Ces dispositions ont un impact en matière de procédure
pénale puisqu'elles permettent aux juridictions pénales
françaises de bénéficier d'une compétence quasiment
" universelle ". Elles entraîneront la modification de
l'article 689 du nouveau code de procédure pénale, qui fait
mention de la volonté de la France d'appliquer les conventions qui ont
un impact en la matière.
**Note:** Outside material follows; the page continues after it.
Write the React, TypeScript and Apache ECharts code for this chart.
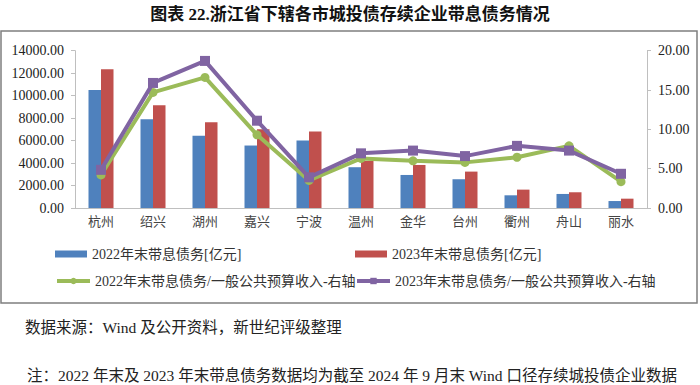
import React, { useEffect, useRef } from "react";
import * as echarts from "echarts";

const cities = ["杭州", "绍兴", "湖州", "嘉兴", "宁波", "温州", "金华", "台州", "衢州", "舟山", "丽水"];
const debt2022 = [10500, 7900, 6420, 5560, 6000, 3630, 2940, 2560, 1130, 1250, 620];
const debt2023 = [12350, 9150, 7640, 7020, 6810, 4190, 3830, 3240, 1635, 1400, 830];
const ratio2022 = [4.2, 14.7, 16.6, 9.3, 3.5, 6.3, 6.0, 5.8, 6.45, 7.9, 3.35];
const ratio2023 = [4.85, 15.9, 18.7, 11.1, 3.9, 6.95, 7.3, 6.6, 7.9, 7.3, 4.35];
const seriesNames = [
  "2022年末带息债务[亿元]",
  "2023年末带息债务[亿元]",
  "2022年末带息债务/一般公共预算收入-右轴",
  "2023年末带息债务/一般公共预算收入-右轴",
];
const titleText = "图表 22.浙江省下辖各市城投债存续企业带息债务情况";
const sourceText = "数据来源：Wind 及公开资料，新世纪评级整理";
const noteText = "注：2022 年末及 2023 年末带息债务数据均为截至 2024 年 9 月末 Wind 口径存续城投债企业数据";

const FONT = '"Liberation Serif", "Noto Sans CJK SC", serif';

export default function App() {
  const ref = useRef<HTMLDivElement>(null);
  useEffect(() => {
    if (!ref.current) return;
    const chart = echarts.init(ref.current, null, { renderer: "svg" });
    const legendText = { fontFamily: FONT, fontSize: 14, color: "#333" };
    const legendBase = { padding: 0, textStyle: legendText };
    chart.setOption({
      animation: false,
      backgroundColor: "#fff",
      textStyle: { fontFamily: FONT },
      grid: { left: 75, right: 53, top: 50.7, bottom: 177 },
      xAxis: {
        type: "category",
        data: cities,
        axisLine: { show: true, lineStyle: { color: "#bfbfbf", width: 1 } },
        axisTick: { show: false },
        axisLabel: { fontFamily: FONT, fontSize: 13, color: "#444", margin: 7 },
      },
      yAxis: [
        {
          type: "value",
          min: 0,
          max: 14000,
          interval: 2000,
          splitLine: { show: false },
          axisLine: { show: true, lineStyle: { color: "#bfbfbf" } },
          axisTick: { show: true, length: 4, lineStyle: { color: "#bfbfbf" } },
          axisLabel: {
            fontFamily: FONT,
            fontSize: 14,
            color: "#222",
            margin: 11,
            formatter: (v: number) => v.toFixed(2),
          },
        },
        {
          type: "value",
          min: 0,
          max: 20,
          interval: 5,
          position: "right",
          splitLine: { show: false },
          axisLine: { show: true, lineStyle: { color: "#bfbfbf" } },
          axisTick: { show: true, length: 4, lineStyle: { color: "#bfbfbf" } },
          axisLabel: {
            fontFamily: FONT,
            fontSize: 14,
            color: "#222",
            margin: 11,
            formatter: (v: number) => v.toFixed(2),
          },
        },
      ],
      legend: [
        {
          ...legendBase,
          data: [seriesNames[0]],
          left: 55,
          top: 247,
          itemWidth: 32,
          itemHeight: 7,
          icon: "rect",
        },
        {
          ...legendBase,
          data: [seriesNames[1]],
          left: 355,
          top: 247,
          itemWidth: 32,
          itemHeight: 7,
          icon: "rect",
        },
        {
          ...legendBase,
          data: [seriesNames[2]],
          left: 55,
          top: 274,
          itemWidth: 33,
          itemHeight: 8,
          lineStyle: { width: 4 },
        },
        {
          ...legendBase,
          data: [seriesNames[3]],
          left: 355,
          top: 274,
          itemWidth: 33,
          itemHeight: 8,
          lineStyle: { width: 4 },
        },
      ],
      series: [
        {
          name: seriesNames[0],
          type: "bar",
          data: debt2022,
          barWidth: 12.5,
          barGap: "0%",
          itemStyle: { color: "#4F81BD" },
        },
        {
          name: seriesNames[1],
          type: "bar",
          data: debt2023,
          barWidth: 12.5,
          barGap: "0%",
          itemStyle: { color: "#C0504D" },
        },
        {
          name: seriesNames[2],
          type: "line",
          yAxisIndex: 1,
          data: ratio2022,
          symbol: "circle",
          symbolSize: 9,
          lineStyle: { color: "#9BBB59", width: 4 },
          itemStyle: { color: "#9BBB59" },
          z: 3,
        },
        {
          name: seriesNames[3],
          type: "line",
          yAxisIndex: 1,
          data: ratio2023,
          symbol: "rect",
          symbolSize: 10,
          lineStyle: { color: "#8064A2", width: 4 },
          itemStyle: { color: "#8064A2" },
          z: 4,
        },
      ],
      graphic: [
        {
          type: "text",
          left: "center",
          top: 6,
          style: {
            text: titleText,
            font: 'bold 17px "Liberation Serif", "Noto Sans CJK SC", serif',
            fill: "#111",
          },
        },
        {
          type: "rect",
          shape: { x: 1, y: 31, width: 696, height: 272 },
          style: { fill: "none", stroke: "#7f7f7f", lineWidth: 1.5 },
          silent: true,
        },
        {
          type: "text",
          x: 25,
          y: 320,
          style: {
            text: sourceText,
            font: '15.5px "Liberation Serif", "Noto Sans CJK SC", serif',
            fill: "#222",
          },
        },
        {
          type: "text",
          x: 27,
          y: 368,
          style: {
            text: noteText,
            font: '15.5px "Liberation Serif", "Noto Sans CJK SC", serif',
            fill: "#222",
          },
        },
      ],
    });
    return () => chart.dispose();
  }, []);
  return (
    <div
      ref={ref}
      style={{ position: "fixed", left: 0, top: 0, width: 700, height: 385, background: "#fff" }}
    />
  );
}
La Chancellerie prévoit d'effectuer
cette modification prochainement, en même temps que celles exigées
par la ratification d'autres conventions.
b) Les principes français de compétence internationale en matière de terrorisme
La
détermination de la compétence internationale varie en France en
fonction du fait que l'infraction est commise ou réputée commise
sur le territoire de la République ou commise en dehors de ce territoire
(nouveau code pénal, application de la loi pénale dans l'espace,
articles 113-1 à 113-11).
-
Les actes commis en France
:
Les actes commis en France relève de la compétence des
juridictions françaises par application du principe de
territorialité (article 113-2). Il s'agit dans le code pénal
d'une conception extensive de la territorialité de telle sorte que de
nombreux actes peuvent être jugés par les juridictions
françaises. Le code pénal adopte également en
matière de terrorisme une " territorialité par
assimilation ". C'est à dire que toute infraction est en effet
réputée commise sur le territoire de la République
dès lors qu'un de ses faits constitutifs a eu lieu sur ce territoire
(article 113-2 al.2), ce qui rend compétentes les juridictions
françaises pour connaître d'actes de terrorisme dont une partie
seulement aurait eu lieu en France.
-
Les actes commis en dehors du territoire de la République
:
Hors du territoire de la République, la compétence des
juridictions françaises repose sur un double fondement (article 689 du
nouveau code de procédure pénale, loi n°92-1336 du 16
décembre 1992). Les auteurs ou les complices d'infractions commises hors
du territoire de la République peuvent être poursuivis et
jugés par les juridictions françaises soit, lorsqu'en vertu d'un
texte législatif, la loi française est applicable, soit
lorsqu'une convention internationale donne compétence aux juridictions
françaises pour connaître de l'infraction. Il y a donc deux
critères : le critère substantiel par application de la loi
pénale française, d'une part, et d'autre part, un critère
formel par référence aux conventions internationales attributives
de cette compétence.
Comme votre rapporteur l'avait rappelé à propos de la convention
réprimant les attentats terroristes à l'explosif,
l'article
689 du nouveau code de procédure pénale
se décline en
différents indices tirant chacun les conséquences en
matière de procédure pénale de la ratification par la
France d'une convention internationale. Il
devra être
complété
car les dispositions de la convention ont un impact
en matière de procédure pénale puisqu'elles permettent aux
juridictions pénales françaises de bénéficier d'une
compétence quasiment " universelle ". La Chancellerie
prévoit d'effectuer cette modification prochainement, en même
temps que celles exigées par la ratification d'autres conventions.